March 4th, 2014 11:24 AM by Jackie A. Graves
Mortgage rates moved noticeably lower yesterday, as investors sought the relative safety of bond markets in response to geopolitical tensions in Ukraine. The mortgage-backed-securities (MBS) that most directly affect mortgage rates typically benefit when demand is high for safe-haven assets like US Treasuries. Current levels are right in line with those seen on February 5th. The most prevalently quoted conforming 30yr Fixed rate for the best-qualified borrowers (best-execution) is currently in the process of moving from 4.375% to 4.25% with both showing up today depending on the lender and scenario. When adjusted for day-to-day changes in closing costs, rates moved down by an equivalent of 0.05% today.

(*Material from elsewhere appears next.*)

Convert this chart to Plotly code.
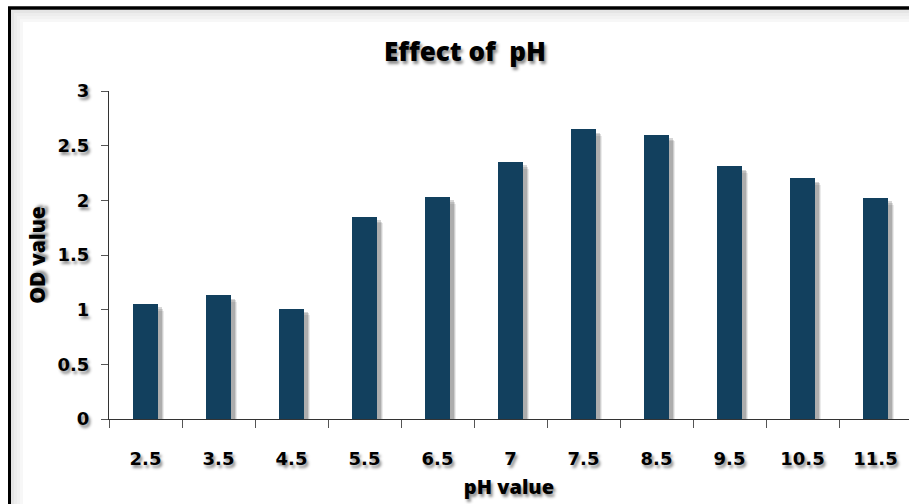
import plotly.graph_objects as go

# pH levels tested and the measured optical density at each
ph_labels = ["2.5", "3.5", "4.5", "5.5", "6.5", "7", "7.5", "8.5", "9.5", "10.5", "11.5"]
od_values = [1.05, 1.13, 1.01, 1.85, 2.03, 2.35, 2.65, 2.60, 2.31, 2.20, 2.02]
y_ticks = [0, 0.5, 1, 1.5, 2, 2.5, 3]
y_tick_text = ["0", "0.5", "1", "1.5", "2", "2.5", "3"]

W, H = 909, 504
M_L, M_R, M_T, M_B = 109, 0, 91, 85
PW, PH = W - M_L - M_R, H - M_T - M_B

BAR_COLOR = "#12405E"
BAR_W = 0.33
FONT = "Open Sans"
TICK_FONT = "DejaVu Sans"
SHADOW = "2px 3px 3px rgba(0,0,0,0.45)"


def px_x(p):
    return (p - M_L) / PW


def px_y(q):
    return (H - M_B - q) / PH


fig = go.Figure()

# soft drop shadow behind each bar (same values, nudged right and down)
for dx, dy, a in [(0.095, 0.06, 0.08), (0.075, 0.045, 0.12), (0.055, 0.03, 0.16)]:
    fig.add_trace(go.Bar(
        x=ph_labels, y=od_values, base=[-dy] * len(od_values),
        width=BAR_W, offset=-BAR_W / 2 + dx,
        marker=dict(color=f"rgba(0,0,0,{a})", line=dict(width=0)),
        hoverinfo="skip", showlegend=False,
    ))

fig.add_trace(go.Bar(
    x=ph_labels, y=od_values, width=BAR_W, offset=-BAR_W / 2,
    marker=dict(color=BAR_COLOR, line=dict(width=0)),
    name="OD value", showlegend=False,
))

shapes = []
# frame: heavy black line along the top and down the left side, with a faint inner shade
for i, a in enumerate([0.10, 0.07, 0.05, 0.03]):
    off = 3 * i
    shapes.append(dict(type="rect", xref="paper", yref="paper",
                       x0=px_x(11 + off), x1=px_x(W), y0=px_y(10 + off + 3), y1=px_y(10 + off),
                       fillcolor=f"rgba(0,0,0,{a})", line=dict(width=0), layer="below"))
    shapes.append(dict(type="rect", xref="paper", yref="paper",
                       x0=px_x(11 + off), x1=px_x(11 + off + 3), y0=px_y(H), y1=px_y(13 + off),
                       fillcolor=f"rgba(0,0,0,{a})", line=dict(width=0), layer="below"))
shapes.append(dict(type="line", xref="paper", yref="paper",
                   x0=px_x(8), x1=px_x(W), y0=px_y(8), y1=px_y(8),
                   line=dict(color="black", width=3.5)))
shapes.append(dict(type="line", xref="paper", yref="paper",
                   x0=px_x(9.5), x1=px_x(9.5), y0=px_y(7), y1=px_y(H + 2),
                   line=dict(color="black", width=3)))

fig.update_layout(
    width=W, height=H,
    margin=dict(l=M_L, r=M_R, t=M_T, b=M_B, autoexpand=False),
    paper_bgcolor="white", plot_bgcolor="white",
    barmode="overlay", bargap=0,
    shapes=shapes,
    title=dict(text="Effect of  pH", x=465 / W, xanchor="center",
               y=1 - 52 / H, yanchor="middle",
               font=dict(family=FONT, size=26, color="black", weight=800, shadow=SHADOW)),
    xaxis=dict(
        type="category", range=[-0.5, -0.5 + PW / 73.0],
        showline=True, linecolor="#333333", linewidth=1.2,
        ticks="outside", tickson="boundaries", ticklen=8, tickcolor="#555555", tickwidth=1,
        ticklabelstandoff=23,
        tickfont=dict(family=TICK_FONT, size=18, color="black", weight="bold", shadow=SHADOW),
        showgrid=False, zeroline=False, automargin=False,
        title=dict(text="pH value", standoff=12,
                   font=dict(family=FONT, size=20, color="black", weight=800, shadow=SHADOW)),
    ),
    yaxis=dict(
        range=[0, 3], tickvals=y_ticks, ticktext=y_tick_text,
        showline=True, linecolor="#333333", linewidth=1.2,
        ticks="outside", ticklen=7, tickcolor="#555555", tickwidth=1,
        ticklabelstandoff=8,
        tickfont=dict(family=TICK_FONT, size=18, color="black", weight="bold", shadow=SHADOW),
        showgrid=False, zeroline=False, automargin=False,
        title=dict(text="OD value", standoff=6,
                   font=dict(family=FONT, size=21, color="black", weight=800, shadow=SHADOW)),
    ),
)

fig.write_html("out.html")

While there was economic data today that normally elicits a response in bond markets, Ukraine-related headlines set the tone instead. That can continue to be the case, but the bar will move higher in the second half of the week when the economic data gets more meaningful. This is especially true of Friday's Employment Situation Report. Between now and then, it's not a mistake to hold off on locking in the hope that rates could continue to fall as long as you understand why they're falling and how quickly it could change. No one knows when the situation in Ukraine will begin to improve, but once it does, it will make for compelling upward pressure on rates equal to the amount of compelling downward pressure seen last week and today.